6. Compilation and Training
* Adam optimizer: A commonly used optimizer for image classification tasks, combining the advantages of both RMSProp and SGD.
* BinaryCrossentropy: This loss function is suitable for binary classification tasks. It measures the difference between the predicted probabilities and the actual class labels.

In [None]:
model.compile(
    optimizer=tf.keras.optimizers.Adam(),
    loss=tf.keras.losses.BinaryCrossentropy(),
    metrics=['accuracy']
)

# Train the model
history = model.fit(
    train_dataset,
    epochs=10,
    validation_data=test_dataset,
)

* 7. Evaluting model

In [None]:
test_loss, test_acc = model.evaluate(test_dataset)
print(f"Test accuracy: {test_acc * 100:.2f}%")

### Hyperparameter Selection:
* Number of Neurons and Layers: We chose 32, 64, and 128 filters in the convolutional layers, progressively increasing the number of neurons as we go deeper. This is common in CNNs, as deeper layers typically learn more abstract and complex features.

* You can experiment with these numbers (e.g., using 256 filters or adding more layers), but be mindful of overfitting if you have limited data.

* Binary Crossentropy Loss: Since this is a binary classification task (horse vs. human), we use BinaryCrossentropy. This loss function is appropriate because we’re predicting a probability (i.e., the likelihood of one class), not a multi-class output.
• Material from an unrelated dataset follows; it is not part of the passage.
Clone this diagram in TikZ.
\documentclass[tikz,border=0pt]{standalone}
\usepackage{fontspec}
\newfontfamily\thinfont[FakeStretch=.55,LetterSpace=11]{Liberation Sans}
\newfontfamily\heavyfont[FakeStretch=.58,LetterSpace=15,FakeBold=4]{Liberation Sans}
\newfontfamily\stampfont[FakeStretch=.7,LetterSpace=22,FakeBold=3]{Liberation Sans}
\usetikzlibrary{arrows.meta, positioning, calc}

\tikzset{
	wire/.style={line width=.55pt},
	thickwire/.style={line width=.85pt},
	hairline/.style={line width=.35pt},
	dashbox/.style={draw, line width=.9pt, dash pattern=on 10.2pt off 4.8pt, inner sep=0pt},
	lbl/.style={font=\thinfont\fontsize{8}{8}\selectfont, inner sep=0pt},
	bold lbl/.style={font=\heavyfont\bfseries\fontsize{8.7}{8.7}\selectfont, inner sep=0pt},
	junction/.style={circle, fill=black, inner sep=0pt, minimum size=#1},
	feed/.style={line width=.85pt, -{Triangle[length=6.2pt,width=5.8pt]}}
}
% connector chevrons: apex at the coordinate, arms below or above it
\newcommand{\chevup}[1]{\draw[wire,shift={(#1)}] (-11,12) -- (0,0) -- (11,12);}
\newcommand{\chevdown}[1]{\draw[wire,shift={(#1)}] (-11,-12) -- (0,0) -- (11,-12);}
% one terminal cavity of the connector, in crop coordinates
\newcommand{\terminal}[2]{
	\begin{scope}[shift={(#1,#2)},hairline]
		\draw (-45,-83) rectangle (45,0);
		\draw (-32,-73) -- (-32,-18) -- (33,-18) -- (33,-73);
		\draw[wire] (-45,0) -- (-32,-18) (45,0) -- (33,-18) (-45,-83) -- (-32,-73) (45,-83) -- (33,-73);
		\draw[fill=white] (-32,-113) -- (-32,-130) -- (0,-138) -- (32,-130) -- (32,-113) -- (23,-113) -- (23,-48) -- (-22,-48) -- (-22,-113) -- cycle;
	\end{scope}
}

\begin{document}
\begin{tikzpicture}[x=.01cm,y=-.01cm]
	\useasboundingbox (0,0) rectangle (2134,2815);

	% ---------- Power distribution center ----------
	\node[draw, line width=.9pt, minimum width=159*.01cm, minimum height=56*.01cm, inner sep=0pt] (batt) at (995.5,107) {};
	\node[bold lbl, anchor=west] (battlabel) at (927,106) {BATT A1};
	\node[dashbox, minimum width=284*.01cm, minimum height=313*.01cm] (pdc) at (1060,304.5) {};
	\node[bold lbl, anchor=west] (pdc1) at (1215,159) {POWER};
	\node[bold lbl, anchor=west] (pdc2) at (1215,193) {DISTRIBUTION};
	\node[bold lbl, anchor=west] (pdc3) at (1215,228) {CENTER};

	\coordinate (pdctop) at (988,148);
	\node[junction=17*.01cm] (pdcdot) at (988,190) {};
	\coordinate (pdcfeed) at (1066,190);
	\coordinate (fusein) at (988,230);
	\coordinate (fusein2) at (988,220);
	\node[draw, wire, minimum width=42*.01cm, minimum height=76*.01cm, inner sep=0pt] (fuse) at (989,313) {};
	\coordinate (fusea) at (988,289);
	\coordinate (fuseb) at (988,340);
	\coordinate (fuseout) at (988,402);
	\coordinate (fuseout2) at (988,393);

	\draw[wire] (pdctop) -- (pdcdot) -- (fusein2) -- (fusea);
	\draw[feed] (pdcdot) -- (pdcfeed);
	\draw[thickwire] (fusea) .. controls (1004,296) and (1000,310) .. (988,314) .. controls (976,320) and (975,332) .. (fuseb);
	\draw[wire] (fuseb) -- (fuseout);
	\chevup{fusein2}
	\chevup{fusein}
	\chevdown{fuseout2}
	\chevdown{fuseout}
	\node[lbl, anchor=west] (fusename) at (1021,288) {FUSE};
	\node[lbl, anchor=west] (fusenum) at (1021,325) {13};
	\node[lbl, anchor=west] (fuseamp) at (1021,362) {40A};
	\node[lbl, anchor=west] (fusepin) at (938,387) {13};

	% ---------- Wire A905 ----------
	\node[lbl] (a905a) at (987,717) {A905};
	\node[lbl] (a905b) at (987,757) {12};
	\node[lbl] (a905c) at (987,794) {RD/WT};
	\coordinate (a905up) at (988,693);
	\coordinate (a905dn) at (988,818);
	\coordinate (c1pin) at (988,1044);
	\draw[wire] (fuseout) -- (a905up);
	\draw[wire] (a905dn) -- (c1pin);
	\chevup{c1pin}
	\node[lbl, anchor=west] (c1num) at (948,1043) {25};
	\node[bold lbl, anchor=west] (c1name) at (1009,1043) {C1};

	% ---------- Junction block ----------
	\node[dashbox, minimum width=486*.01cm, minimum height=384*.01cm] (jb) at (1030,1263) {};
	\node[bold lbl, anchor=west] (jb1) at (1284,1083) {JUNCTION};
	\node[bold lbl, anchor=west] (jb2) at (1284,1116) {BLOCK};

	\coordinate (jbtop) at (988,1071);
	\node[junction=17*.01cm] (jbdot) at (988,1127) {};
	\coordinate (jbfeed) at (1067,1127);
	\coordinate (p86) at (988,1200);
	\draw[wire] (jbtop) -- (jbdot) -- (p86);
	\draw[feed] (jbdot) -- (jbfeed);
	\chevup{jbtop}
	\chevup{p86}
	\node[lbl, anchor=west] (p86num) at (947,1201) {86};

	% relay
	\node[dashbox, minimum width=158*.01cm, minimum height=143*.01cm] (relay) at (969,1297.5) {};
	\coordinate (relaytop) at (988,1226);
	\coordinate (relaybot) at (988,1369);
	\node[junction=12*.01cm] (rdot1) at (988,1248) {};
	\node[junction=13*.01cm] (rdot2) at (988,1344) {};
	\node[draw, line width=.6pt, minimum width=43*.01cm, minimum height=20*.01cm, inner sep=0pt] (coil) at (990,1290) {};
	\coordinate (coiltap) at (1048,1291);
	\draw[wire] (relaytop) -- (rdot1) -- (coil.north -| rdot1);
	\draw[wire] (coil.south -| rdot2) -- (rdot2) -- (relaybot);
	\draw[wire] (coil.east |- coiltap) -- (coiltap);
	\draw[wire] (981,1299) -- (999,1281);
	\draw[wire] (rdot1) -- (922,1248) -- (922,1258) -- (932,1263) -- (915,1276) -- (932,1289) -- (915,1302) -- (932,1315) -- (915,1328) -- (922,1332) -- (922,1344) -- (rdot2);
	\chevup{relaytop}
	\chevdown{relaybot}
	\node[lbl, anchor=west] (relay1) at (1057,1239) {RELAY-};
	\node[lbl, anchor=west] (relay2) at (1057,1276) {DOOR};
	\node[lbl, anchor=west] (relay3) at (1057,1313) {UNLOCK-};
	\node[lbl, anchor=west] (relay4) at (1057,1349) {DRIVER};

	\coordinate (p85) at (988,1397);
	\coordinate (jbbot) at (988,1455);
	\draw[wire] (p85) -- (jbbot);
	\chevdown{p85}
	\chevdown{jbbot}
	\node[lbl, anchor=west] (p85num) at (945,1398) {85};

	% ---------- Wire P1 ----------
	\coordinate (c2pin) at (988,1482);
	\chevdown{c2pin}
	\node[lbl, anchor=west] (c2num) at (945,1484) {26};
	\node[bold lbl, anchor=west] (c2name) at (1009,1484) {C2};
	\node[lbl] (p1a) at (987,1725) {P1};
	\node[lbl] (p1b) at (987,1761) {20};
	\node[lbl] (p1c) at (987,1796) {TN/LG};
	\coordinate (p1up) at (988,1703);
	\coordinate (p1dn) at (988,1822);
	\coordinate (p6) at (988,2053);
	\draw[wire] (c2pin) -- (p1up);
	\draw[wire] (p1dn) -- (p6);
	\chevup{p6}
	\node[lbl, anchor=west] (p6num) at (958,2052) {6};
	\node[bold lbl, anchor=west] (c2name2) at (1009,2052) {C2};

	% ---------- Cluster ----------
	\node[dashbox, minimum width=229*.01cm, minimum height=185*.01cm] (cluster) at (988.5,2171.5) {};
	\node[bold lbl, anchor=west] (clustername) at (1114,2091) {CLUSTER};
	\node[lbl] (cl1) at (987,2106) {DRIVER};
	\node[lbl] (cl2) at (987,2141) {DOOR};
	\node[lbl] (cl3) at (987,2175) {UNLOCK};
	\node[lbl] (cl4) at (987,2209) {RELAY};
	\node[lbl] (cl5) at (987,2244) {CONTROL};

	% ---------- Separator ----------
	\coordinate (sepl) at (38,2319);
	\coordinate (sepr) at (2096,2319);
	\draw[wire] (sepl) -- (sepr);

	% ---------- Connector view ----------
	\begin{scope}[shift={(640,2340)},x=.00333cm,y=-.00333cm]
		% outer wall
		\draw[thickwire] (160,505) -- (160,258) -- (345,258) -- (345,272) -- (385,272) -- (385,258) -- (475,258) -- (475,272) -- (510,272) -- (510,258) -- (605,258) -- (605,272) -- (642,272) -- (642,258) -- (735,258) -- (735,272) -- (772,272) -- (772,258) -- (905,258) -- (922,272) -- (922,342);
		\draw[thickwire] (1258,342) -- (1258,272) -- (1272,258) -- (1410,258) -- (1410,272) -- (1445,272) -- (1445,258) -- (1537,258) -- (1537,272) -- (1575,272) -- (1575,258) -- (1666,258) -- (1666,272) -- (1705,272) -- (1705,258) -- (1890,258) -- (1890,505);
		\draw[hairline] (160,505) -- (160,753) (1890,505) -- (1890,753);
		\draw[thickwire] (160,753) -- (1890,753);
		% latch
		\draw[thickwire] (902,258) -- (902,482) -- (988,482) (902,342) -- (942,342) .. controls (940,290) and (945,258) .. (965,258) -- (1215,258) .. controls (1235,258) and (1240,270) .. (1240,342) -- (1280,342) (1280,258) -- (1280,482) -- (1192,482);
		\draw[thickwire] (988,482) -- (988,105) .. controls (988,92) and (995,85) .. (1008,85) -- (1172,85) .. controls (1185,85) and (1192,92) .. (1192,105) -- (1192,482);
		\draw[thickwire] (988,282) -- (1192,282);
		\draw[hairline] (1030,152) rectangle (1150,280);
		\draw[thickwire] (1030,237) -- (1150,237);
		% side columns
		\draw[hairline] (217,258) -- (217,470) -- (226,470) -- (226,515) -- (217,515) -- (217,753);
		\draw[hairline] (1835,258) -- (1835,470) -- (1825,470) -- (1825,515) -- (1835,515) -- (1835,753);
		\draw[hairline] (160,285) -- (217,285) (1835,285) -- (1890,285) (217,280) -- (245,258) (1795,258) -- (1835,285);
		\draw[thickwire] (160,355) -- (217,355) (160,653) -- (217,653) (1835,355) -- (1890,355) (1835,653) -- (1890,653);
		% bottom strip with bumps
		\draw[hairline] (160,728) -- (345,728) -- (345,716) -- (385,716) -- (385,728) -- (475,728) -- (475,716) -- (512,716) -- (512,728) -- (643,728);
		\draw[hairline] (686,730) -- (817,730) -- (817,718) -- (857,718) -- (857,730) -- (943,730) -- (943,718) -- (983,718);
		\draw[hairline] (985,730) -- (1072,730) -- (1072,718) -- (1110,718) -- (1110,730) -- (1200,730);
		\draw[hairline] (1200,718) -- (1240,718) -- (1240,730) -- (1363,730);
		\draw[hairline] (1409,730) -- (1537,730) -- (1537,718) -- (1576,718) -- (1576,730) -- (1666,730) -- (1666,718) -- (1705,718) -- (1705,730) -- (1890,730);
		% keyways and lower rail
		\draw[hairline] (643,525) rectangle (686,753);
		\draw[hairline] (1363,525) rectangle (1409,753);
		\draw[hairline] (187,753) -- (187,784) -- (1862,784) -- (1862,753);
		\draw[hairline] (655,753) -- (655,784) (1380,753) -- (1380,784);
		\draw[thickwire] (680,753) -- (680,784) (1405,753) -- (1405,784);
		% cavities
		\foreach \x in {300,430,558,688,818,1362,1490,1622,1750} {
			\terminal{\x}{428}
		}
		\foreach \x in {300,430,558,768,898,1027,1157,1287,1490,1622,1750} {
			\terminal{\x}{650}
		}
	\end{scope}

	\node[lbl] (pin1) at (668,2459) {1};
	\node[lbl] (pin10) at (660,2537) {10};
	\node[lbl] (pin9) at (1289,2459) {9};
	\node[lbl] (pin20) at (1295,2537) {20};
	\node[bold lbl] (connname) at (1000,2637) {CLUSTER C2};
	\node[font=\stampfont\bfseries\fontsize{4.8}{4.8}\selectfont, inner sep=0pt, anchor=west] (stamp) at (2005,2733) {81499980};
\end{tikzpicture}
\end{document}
* Sigmoid Activation: This activation is chosen for the output layer because it produces values in the range of 0 to 1, making it ideal for binary classification.

In [None]:
   Input (150x150x3)
        │
        ▼
  +---------------------+    (Conv2D with 32 filters)
  |      150x150x3      |
  +---------------------+
        │
        ▼
  +---------------------+    (MaxPooling 2x2)
  |      75x75x32       |
  +---------------------+
        │
        ▼
  +---------------------+    (Conv2D with 64 filters)
  |      75x75x32       |
  +---------------------+
        │
        ▼
  +---------------------+    (MaxPooling 2x2)
  |      37x37x64       |
  +---------------------+
        │
        ▼
  +---------------------+    (Conv2D with 128 filters)
  |      37x37x64       |
  +---------------------+
        │
        ▼
  +---------------------+    (MaxPooling 2x2)
  |      18x18x128      |
  +---------------------+
        │
        ▼
  +---------------------+    (Flatten to 1D)
  |      18x18x128      |
  +---------------------+
        │
        ▼
  +---------------------+    (Dense Layer with 128 neurons)
  |     Flattened       |
  |    (18*18*128)      |
  +---------------------+
        │
        ▼
  +---------------------+    (Output layer with 1 neuron for binary classification)
  |      Dense (1)      |
  +---------------------+


* Conv2D layers: Change the depth (number of filters), but the spatial dimensions (height and width) generally stay the same unless you use a stride greater than 1.
* MaxPooling layers: Reduce the spatial dimensions (height and width) by a factor of 2 (if using 2x2 pooling).
* Flattening: Converts the final 3D feature map (height, width, depth) into a 1D vector.
* Dense layers: Do not alter spatial dimensions but reduce the features into a fixed-size vector for classification.